Tuesday, December 8, 2009

New food price crisis?

Peter Timmer warns that we may be heading for a repeat for the 2005-2008 food price crisis:
Rice prices are already $150/ton greater than those paid by Manila less than one month ago.
[Picture courtesy FAO.] The three main events he indicates triggered, in particular, the 2008 price leap were export bans by India and Vietnam and panic buying by the Philippines. There are some indications that the Philippines are starting some more panic buying. There will be a presidential election there in May and typhoon damage decreased Philippine rice stocks, so they are buying two months earlier than usual and in large quantities (three tenders for 600,000 tons and more).

Timmer also brings up some very excellent questions:
Why do they publicly disclose the price they are willing to pay in advance? Why do they announce future tenders while earlier tenders are still outstanding, a practice that arguably contributes to higher prices? Why are tender terms so restrictive, to the point where they seem designed to discourage suppliers who can provide rice at competitive prices? And why did they pay prices so far above the market last year? Will they do so again this year? ...

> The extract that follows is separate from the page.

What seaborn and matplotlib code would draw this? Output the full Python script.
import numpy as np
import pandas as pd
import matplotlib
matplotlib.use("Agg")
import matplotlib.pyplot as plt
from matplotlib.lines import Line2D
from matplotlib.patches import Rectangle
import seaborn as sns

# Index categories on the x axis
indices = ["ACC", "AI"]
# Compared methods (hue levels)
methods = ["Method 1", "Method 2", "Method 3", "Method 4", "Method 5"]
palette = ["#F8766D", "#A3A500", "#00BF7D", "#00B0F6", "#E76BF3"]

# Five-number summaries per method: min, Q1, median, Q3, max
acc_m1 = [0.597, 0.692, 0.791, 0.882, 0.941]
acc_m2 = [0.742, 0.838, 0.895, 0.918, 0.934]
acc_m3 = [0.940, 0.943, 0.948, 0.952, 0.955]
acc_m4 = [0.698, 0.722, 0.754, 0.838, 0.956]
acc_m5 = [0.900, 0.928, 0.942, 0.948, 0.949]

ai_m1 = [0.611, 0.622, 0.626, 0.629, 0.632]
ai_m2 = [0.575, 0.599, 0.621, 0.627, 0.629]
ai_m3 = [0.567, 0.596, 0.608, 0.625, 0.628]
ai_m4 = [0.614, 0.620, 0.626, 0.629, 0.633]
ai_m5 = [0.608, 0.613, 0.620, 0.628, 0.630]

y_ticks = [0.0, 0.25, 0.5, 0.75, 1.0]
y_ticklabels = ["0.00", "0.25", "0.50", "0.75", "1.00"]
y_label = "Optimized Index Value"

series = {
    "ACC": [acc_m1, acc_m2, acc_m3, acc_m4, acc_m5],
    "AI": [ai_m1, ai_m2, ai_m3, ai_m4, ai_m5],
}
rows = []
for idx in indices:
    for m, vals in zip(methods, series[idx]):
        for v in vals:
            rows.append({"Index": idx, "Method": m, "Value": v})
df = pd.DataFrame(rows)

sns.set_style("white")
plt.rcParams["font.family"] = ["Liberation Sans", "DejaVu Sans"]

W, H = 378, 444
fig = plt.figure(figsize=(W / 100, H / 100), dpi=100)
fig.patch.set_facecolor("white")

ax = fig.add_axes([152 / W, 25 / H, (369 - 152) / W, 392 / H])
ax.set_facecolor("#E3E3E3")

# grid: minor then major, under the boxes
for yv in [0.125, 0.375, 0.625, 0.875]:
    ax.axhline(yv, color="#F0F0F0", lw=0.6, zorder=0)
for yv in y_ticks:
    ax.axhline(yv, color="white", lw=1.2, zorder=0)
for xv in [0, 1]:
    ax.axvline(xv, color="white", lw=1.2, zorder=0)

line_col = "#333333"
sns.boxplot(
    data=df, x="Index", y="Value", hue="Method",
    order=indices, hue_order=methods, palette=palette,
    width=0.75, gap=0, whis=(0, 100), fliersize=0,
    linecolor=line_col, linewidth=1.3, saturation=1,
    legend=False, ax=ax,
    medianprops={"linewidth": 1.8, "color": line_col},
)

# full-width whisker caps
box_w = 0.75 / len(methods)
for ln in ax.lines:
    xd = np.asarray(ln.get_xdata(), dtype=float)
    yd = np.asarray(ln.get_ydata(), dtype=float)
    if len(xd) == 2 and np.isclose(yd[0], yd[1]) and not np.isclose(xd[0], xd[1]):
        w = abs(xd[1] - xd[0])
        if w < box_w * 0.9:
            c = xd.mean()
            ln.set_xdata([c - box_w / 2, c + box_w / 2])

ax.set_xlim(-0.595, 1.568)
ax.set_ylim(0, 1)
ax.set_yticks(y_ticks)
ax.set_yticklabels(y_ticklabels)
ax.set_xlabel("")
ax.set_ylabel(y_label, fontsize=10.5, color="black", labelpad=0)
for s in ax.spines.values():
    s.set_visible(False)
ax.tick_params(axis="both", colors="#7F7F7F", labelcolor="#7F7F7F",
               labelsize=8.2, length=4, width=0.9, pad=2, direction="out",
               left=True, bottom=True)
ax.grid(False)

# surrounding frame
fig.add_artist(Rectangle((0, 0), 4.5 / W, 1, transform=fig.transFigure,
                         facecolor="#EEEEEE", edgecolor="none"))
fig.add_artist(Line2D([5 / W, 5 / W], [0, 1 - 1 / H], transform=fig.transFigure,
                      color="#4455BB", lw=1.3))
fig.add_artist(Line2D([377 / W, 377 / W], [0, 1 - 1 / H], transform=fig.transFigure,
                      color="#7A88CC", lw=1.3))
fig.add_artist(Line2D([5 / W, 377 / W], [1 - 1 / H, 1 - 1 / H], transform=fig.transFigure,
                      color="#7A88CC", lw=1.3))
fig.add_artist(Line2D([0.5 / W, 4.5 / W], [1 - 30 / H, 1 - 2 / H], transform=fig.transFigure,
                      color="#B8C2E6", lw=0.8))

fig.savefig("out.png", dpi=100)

One explanation is that the country just wants to get its imports ordered before they have to pay even higher prices. If that is the case, quiet tenders over an extended period of time with flexible terms and longer delivery dates would be the better approach. The alternative explanation is that the government actually wants to pay higher prices because these contracts carry larger “commissions” that fill political coffers. With such an explanation, NFA’s behavior suddenly makes sense.
India and Vietnam both sit on large stocks of rice, but are making every noise that they will either continue to sit or else try to add to those stocks in the coming months.